The cache stores copies of page resources - images, scripts, stylesheets - so that returning to a previously visited page loads faster because the browser does not need to re-download all assets. Clearing the cache frees up disk space and can resolve display issues when sites have updated their resources, but it means pages you revisit will load slightly slower until the cache is rebuilt. Cache clearing is often the fix for websites that look broken or behave incorrectly after an update.
Cookies are small text files that store session data, preferences, and tracking identifiers. Clearing cookies logs you out of most websites, resets site preferences, and removes tracking profiles. This is the most privacy-relevant data type, but also the most disruptive to clear because you will need to sign back into every site you use. Understanding the difference helps you choose the right option for your specific need.
How Sync Affects Your History
If you are signed into Chrome with your Google account and have sync enabled, your browsing history is transmitted to Google's servers and synchronized across all devices where you are signed into Chrome. Clearing history on one synced device can also remove it from other synced devices, depending on your settings.
Chrome Sync creates a two-way connection. When you clear browsing data on your desktop with sync enabled, the deletion is pushed to Google's servers and propagated to your phone, tablet, and any other synced Chrome instance. This is convenient for a unified clean slate but means that deleting history on one device does not make it unrecoverable - Google retains history data in your account until you manually delete it through the My Activity dashboard at myactivity.google.com.
For users concerned about Google retaining their browsing data, the most effective approach is to disable Chrome Sync entirely (Settings > Sync and Google services) and manually manage history on each device. This also prevents your browsing data from being uploaded to Google's servers in the first place, regardless of whether you later clear it.
Keyboard Shortcuts
Chrome provides several keyboard shortcuts that make history management faster on desktop. The ones worth memorizing: Ctrl+H (Windows) or Cmd+H (Mac) opens the History panel directly, showing your full browsing history organized by date. Ctrl+J (Windows) or Cmd+J (Mac) opens the Downloads page instead of History.
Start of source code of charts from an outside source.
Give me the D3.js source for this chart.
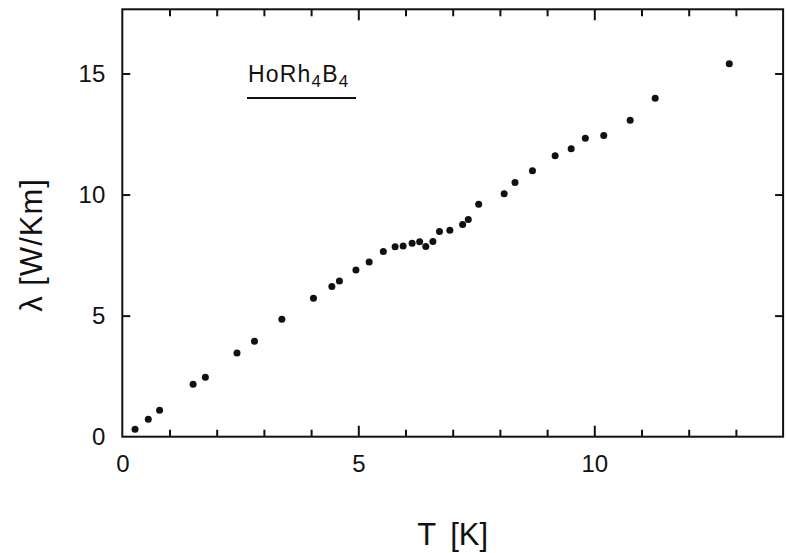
<!DOCTYPE html>
<html><head><meta charset="utf-8">
<script src="https://cdn.jsdelivr.net/npm/d3@7"></script>
<style>body{margin:0;background:#fff}svg{display:block}text{font-family:"Liberation Sans",Arial,sans-serif;fill:#111}</style>
</head><body>
<script>
const temperature = [0.27,0.55,0.79,1.50,1.76,2.43,2.80,3.38,4.05,4.44,4.60,4.95,5.23,5.53,5.78,5.95,6.14,6.30,6.43,6.58,6.72,6.94,7.21,7.33,7.55,8.09,8.32,8.69,9.17,9.51,9.81,10.20,10.76,11.29,12.86];
const conductivity = [0.31,0.72,1.09,2.17,2.45,3.46,3.94,4.85,5.72,6.20,6.43,6.88,7.21,7.65,7.84,7.88,7.99,8.05,7.85,8.06,8.47,8.53,8.76,8.97,9.60,10.03,10.50,10.98,11.60,11.89,12.33,12.44,13.07,13.98,15.40];
const xTickLabels = [0,5,10];
const yTickLabels = [0,5,10,15];
const xMinorTicks = [1,2,3,4,6,7,8,9,11,12,13];

const W=787,H=553;
const x=d3.scaleLinear().domain([0,14]).range([122.3,783.1]);
const y=d3.scaleLinear().domain([0,17.65]).range([436.7,9.3]);
const svg=d3.select("body").append("svg").attr("width",W).attr("height",H);

svg.append("rect").attr("x",x(0)).attr("y",y(17.65)).attr("width",x(14)-x(0)).attr("height",y(0)-y(17.65))
  .attr("fill","none").attr("stroke","#111").attr("stroke-width",2);

function tickAxis(axisFn, scale, ticks, len, transform){
  const g=svg.append("g").attr("transform",transform)
    .call(axisFn(scale).tickValues(ticks).tickSize(len).tickFormat(""));
  g.select(".domain").remove();
  g.selectAll(".tick line").attr("stroke","#111").attr("stroke-width",2);
  return g;
}
tickAxis(d3.axisTop,x,xMinorTicks,7,`translate(0,${y(0)})`);
tickAxis(d3.axisTop,x,[5,10],11,`translate(0,${y(0)})`);
tickAxis(d3.axisBottom,x,xMinorTicks,7,`translate(0,${y(17.65)})`);
tickAxis(d3.axisBottom,x,[5,10],11,`translate(0,${y(17.65)})`);
tickAxis(d3.axisRight,y,[5,10,15],8,`translate(${x(0)},0)`);
tickAxis(d3.axisLeft,y,[5,10,15],8,`translate(${x(14)},0)`);

const xl=svg.append("g").attr("transform",`translate(0,${y(0)+10})`)
  .call(d3.axisBottom(x).tickValues(xTickLabels).tickSize(0).tickFormat(d3.format("d")));
xl.select(".domain").remove();
xl.selectAll("text").attr("font-size",24).attr("dy","0.95em").attr("fill","#111");
const yl=svg.append("g").attr("transform",`translate(${x(0)-14},0)`)
  .call(d3.axisLeft(y).tickValues(yTickLabels).tickSize(0).tickFormat(d3.format("d")));
yl.select(".domain").remove();
yl.selectAll("text").attr("font-size",24).attr("fill","#111");

svg.append("g").selectAll("circle").data(temperature).join("circle")
  .attr("cx",(d)=>x(d)).attr("cy",(d,i)=>y(conductivity[i])).attr("r",3.5).attr("fill","#111");

const lab=svg.append("text").attr("x",248).attr("y",82).attr("font-size",23).attr("letter-spacing",1.2);
lab.append("tspan").text("HoRh");
lab.append("tspan").text("4").attr("font-size",17).attr("dy",5);
lab.append("tspan").text("B").attr("dy",-5);
lab.append("tspan").text("4").attr("font-size",17).attr("dy",5);
svg.append("line").attr("x1",247).attr("x2",356).attr("y1",98).attr("y2",98).attr("stroke","#111").attr("stroke-width",2);

const xt=svg.append("text").attr("x",(x(0)+x(14))/2).attr("y",545).attr("text-anchor","middle").attr("font-size",31);
xt.append("tspan").text("T");
xt.append("tspan").attr("dx",14).text("[K]");
svg.append("text").attr("transform",`translate(42,245) rotate(-90)`).attr("text-anchor","middle").attr("font-size",31).attr("letter-spacing",1).text("λ [W/Km]");
</script>
</body></html>
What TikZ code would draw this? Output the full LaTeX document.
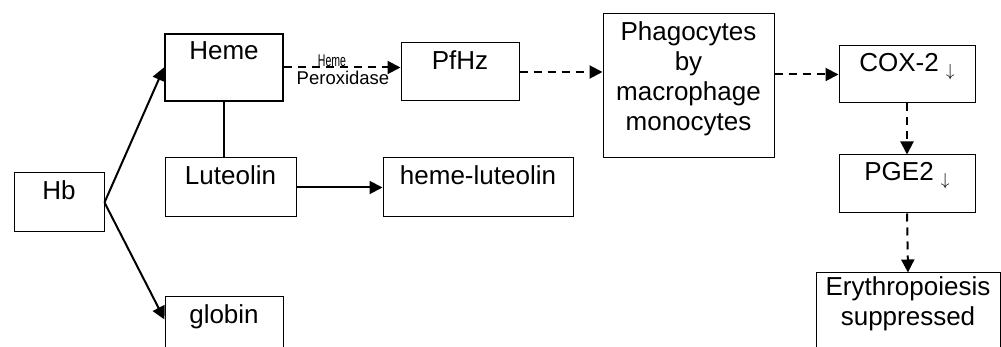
\documentclass[tikz,border=0pt]{standalone}
\usepackage{fontspec}
\setmainfont{Liberation Sans}
\usetikzlibrary{arrows.meta,calc}
\newcommand{\dnarrow}{\raisebox{-5pt}{\scalebox{0.7}{$\downarrow$}}}
\begin{document}
\begin{tikzpicture}[x=1pt,y=-1pt,
	box/.style={draw,line width=1pt,inner sep=0pt},
	txt/.style={anchor=north,inner sep=0pt,yshift=-8pt,align=center,font=\fontsize{26}{30}\selectfont},
	arr/.style={line width=2pt,-{Triangle[length=13pt,width=13pt]}},
	darr/.style={arr,dash pattern=on 8pt off 6pt}]
	\useasboundingbox (0,0) rectangle (1001,347);
	% boxes
	\node (hb) at (59,202.5) [box,minimum width=90pt,minimum height=59pt]{};
	\node (heme) at (224,67.5) [box,line width=2pt,minimum width=118pt,minimum height=67pt]{};
	\node (lut) at (230.5,187.5) [box,minimum width=131pt,minimum height=59pt]{};
	\node (globin) at (224,330) [box,minimum width=118pt,minimum height=66pt]{};
	\node (hl) at (478,187.5) [box,minimum width=190pt,minimum height=59pt]{};
	\node (pfhz) at (460,72) [box,minimum width=118pt,minimum height=58pt]{};
	\node (phago) at (688.5,86) [box,minimum width=171pt,minimum height=144pt]{};
	\node (cox) at (907,74.5) [box,minimum width=136pt,minimum height=57pt]{};
	\node (pge) at (907,184) [box,minimum width=136pt,minimum height=58pt]{};
	\node (ery) at (908,316.5) [box,minimum width=184pt,minimum height=87pt]{};
	% texts
	\node (hbtxt) at (hb.north) [txt]{Hb};
	\node (hemetxt) at (heme.north) [txt]{Heme};
	\node (luttxt) at (lut.north) [txt]{Luteolin};
	\node (globintxt) at (globin.north) [txt]{globin};
	\node (hltxt) at (hl.north) [txt]{heme-luteolin};
	\node (pfhztxt) at (pfhz.north) [txt]{PfHz};
	\node (phagotxt) at (phago.north) [txt]{Phagocytes\\by\\macrophage\\monocytes};
	\node (coxtxt) at (cox.north) [txt]{COX-2 \dnarrow};
	\node (pgetxt) at (pge.north) [txt]{PGE2 \dnarrow};
	\node (erytxt) at (ery.north) [txt,yshift=4pt]{Erythropoiesis\\suppressed};
	% connectors
	\draw[arr] (hb.east) -- (heme.west);
	\draw[arr] (hb.east) -- ($(globin.north west)+(0,23)$);
	\draw[line width=2pt] (heme.south) -- (heme.south |- lut.north);
	\draw[arr] (lut.east) -- (lut.east -| hl.west);
	\draw[darr] (heme.east) -- (heme.east -| pfhz.west);
	\node (enz) at (332,66.5) [anchor=base,inner sep=0pt,font=\fontsize{17}{19}\selectfont]{\scalebox{0.62}[1]{Heme}};
	\node (perox) at (343,85) [anchor=base,inner sep=0pt,font=\fontsize{18.5}{20}\selectfont]{Peroxidase};
	\draw[darr] (pfhz.east) -- (pfhz.east -| phago.west);
	\draw[darr] (phago.east |- cox.west) -- (cox.west);
	\draw[darr] (cox.south) -- (pge.north);
	\draw[darr] (pge.south) -- (ery.north);
\end{tikzpicture}
\end{document}
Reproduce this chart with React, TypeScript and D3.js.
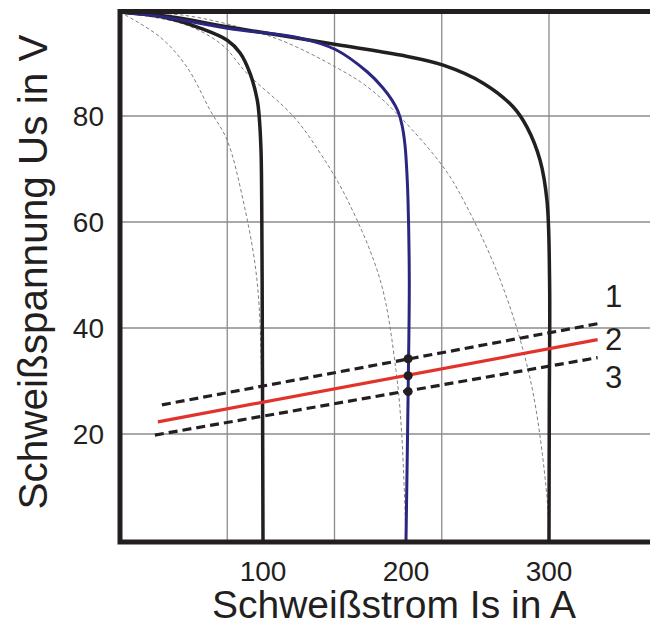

The most important shortcut for privacy purposes is Ctrl+Shift+Del (Windows) or Cmd+Shift+Del (Mac), which opens the Clear Browsing Data dialog immediately without navigating through menus. This one-key shortcut makes it easy to clear your data as a routine habit - you can hit it in under a second before closing Chrome at the end of a session.
On mobile, no equivalent keyboard shortcuts exist, but Chrome's menu-based history clearing takes only two taps on both Android and iOS: three-dot menu > History > Clear Browsing Data. The process is fast enough to do before handing your phone to someone else.